Hinten im Flugzeug öffnete sich die Laderampe mit einem nervtötenden Kreischen, und ein kalter Luftzug strömte in die Maschine.
»Was ist los?«, fragte Pam.
»Sie müssen etwas erledigen. Vergiss nicht, sie haben uns nur so nebenbei mitgenommen. Geh ein Stück zurück, und bleib neben dem Lademeister stehen.«
»Warum?«
»Weil man uns darum gebeten hat. Ich komme mit.«
»Wie geht es unserem Freund?«, fragte sie.
»Er ist ganz schön neugierig. Wir müssen beide ein Auge auf ihn haben.«
Er sah zu, wie sie nach hinten ging. Dann ging er zur anderen Seite des Rumpfs und forderte McCollum auf: »Zeit zum Aussteigen.«
Ihm war aufgefallen, dass McCollum Pam und ihn bei ihrem Gespräch beobachtet hatte.
»Weiß sie Bescheid?«
»Noch nicht.«
»Finden Sie das nicht ziemlich hart?«
»Wenn Sie Pam besser kennen würden, würden Sie das nicht denken.«
McCollum schüttelte den Kopf. »Ich glaube, mit Ihnen legt man sich besser nicht an.«
»Das sollten Sie sich für die Zukunft unbedingt merken.«
Malone spürte, dass McCollum verstanden hatte. »Aber sicher, Malone. Ich bin einfach nur der Typ, der Ihnen das Leben gerettet hat.«
»Deswegen sind Sie ja jetzt auch hier bei uns.«
»Wie großzügig von Ihnen, wenn man bedenkt, dass nur ich den Wortlaut des Rätsels kenne.«
Malone nahm seine Outdoor-Tasche, in die er George Haddads Hinterlassenschaft und das Buch über den Heiligen Hieronymus gesteckt hatte. Sie hatten die Sachen am Flughafen abgeholt, bevor sie Lissabon verlassen hatten. Er klammerte das Bündel an seiner Brust fest. »Und das hier haben wir mitgebracht. Wir sind also quitt.«
Auch McCollum klammerte eine Tasche voller Dinge, die sie vielleicht brauchen konnten, an seiner Brust fest. Wasser, Essensrationen und ein GPS-Gerät. Auf der Landkarte war etwa drei Meilen von ihrem Ziel entfernt ein Dorf eingezeichnet. Wenn sie nichts fanden, konnten sie zu Fuß dorthin marschieren und von dort aus irgendwie die zwanzig Meilen zum nächsten Flughafen zurücklegen, der in der Nähe des Mosesbergs und des Katharinenklosters lag, die beide beliebte Sehenswürdigkeiten waren.
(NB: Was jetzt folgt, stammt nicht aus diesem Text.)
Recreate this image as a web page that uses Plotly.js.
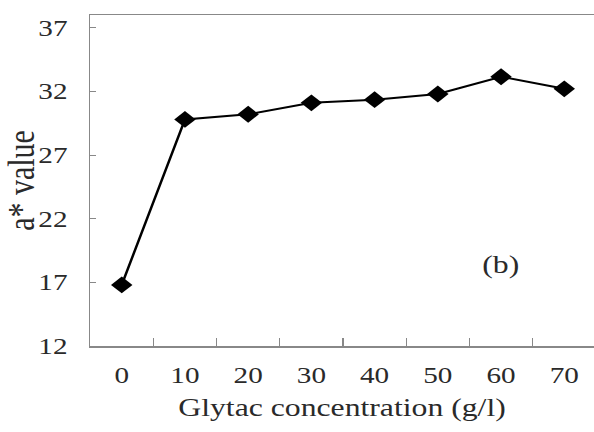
<!DOCTYPE html>
<html>
<head>
<meta charset="utf-8">
<script src="https://cdn.plot.ly/plotly-3.0.1.min.js"></script>
<style>
html,body{margin:0;padding:0;background:#fff;overflow:hidden;}
#chart{width:468px;height:432px;transform:scaleX(1.2692);transform-origin:0 0;}
</style>
</head>
<body>
<div id="chart"></div>
<script>
const categories = ["0", "10", "20", "30", "40", "50", "60", "70"];
const aValues = [16.8, 29.8, 30.2, 31.1, 31.35, 31.8, 33.15, 32.2];
const yTicks = [12, 17, 22, 27, 32, 37];

const font = "Liberation Serif, Times New Roman, serif";
const textColor = "#2a2a2a";

const trace = {
  x: categories,
  y: aValues,
  type: "scatter",
  mode: "lines+markers",
  line: {color: "#000", width: 2},
  marker: {symbol: "diamond", size: 13, color: "#000"},
  cliponaxis: false
};

const layout = {
  width: 468, height: 432,
  margin: {l: 71, r: 0, t: 15, b: 86},
  paper_bgcolor: "#fff", plot_bgcolor: "#fff",
  showlegend: false,
  font: {family: font, color: textColor, size: 23},
  xaxis: {
    type: "category",
    range: [-0.5, 7.47],
    tickson: "boundaries",
    ticks: "inside", ticklen: 8, tickcolor: "#888", tickwidth: 1,
    showline: true, linecolor: "#888", linewidth: 1.5,
    mirror: true,
    showgrid: false, zeroline: false,
    ticklabelstandoff: 8,
    tickfont: {family: font, size: 23, color: textColor},
    title: {text: "Glytac concentration (g/l)", font: {family: font, size: 25, color: textColor}, standoff: 11}
  },
  yaxis: {
    range: [12, 38],
    tickvals: yTicks,
    ticktext: yTicks.map(String),
    ticks: "inside", ticklen: 5, tickcolor: "#888", tickwidth: 1,
    showline: true, linecolor: "#888", linewidth: 1.2,
    showgrid: false, zeroline: false,
    ticklabelstandoff: 12,
    tickfont: {family: font, size: 23, color: textColor},
    title: {text: "a* value", font: {family: font, size: 30, color: textColor}, standoff: 3}
  },
  annotations: [{
    text: "(b)", xref: "x", yref: "y", x: 6, y: 18.4,
    showarrow: false, font: {family: font, size: 25, color: textColor}
  }]
};

Plotly.newPlot("chart", [trace], layout, {displayModeBar: false, staticPlot: true});
</script>
</body>
</html>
Sie setzten Schutzbrillen und Helme auf und gingen nach hinten.
»Was machen die?«, fragte Pam, als er zu ihr trat.
Er musste zugeben, dass sie in dieser Kampfuniform richtig knackig aussah. »Sie müssen mit Fallschirmen etwas abwerfen.«
»Diese Fracht hier? Die werfen sie einfach irgendwo raus?«
Das Flugzeug verlangsamte seine Geschwindigkeit auf 120 Knoten, wenn er es noch richtig in Erinnerung hatte, und zog die Spitze nach oben.
Er setzte Pam einen Kevlarhelm auf und schloss eilig den Kinnriemen.
»Was machst du da?«, fragte sie verwundert.
Während er ihr eine Schutzbrille aufsetzte, sagte er: »Die hintere Rampe ist offen. Deswegen müssen wir das machen. So lauten die Sicherheitsanweisungen.«
Er überprüfte ihr Geschirr und vergewisserte sich, dass alle vier Gurte in der Auslösekappe steckten; den Sicherheits-Check seines eigenen Fallschirms hatte er schon erledigt. Dann hakte er sowohl sich als auch Pam an der Aufziehleine des Flugzeugs fest.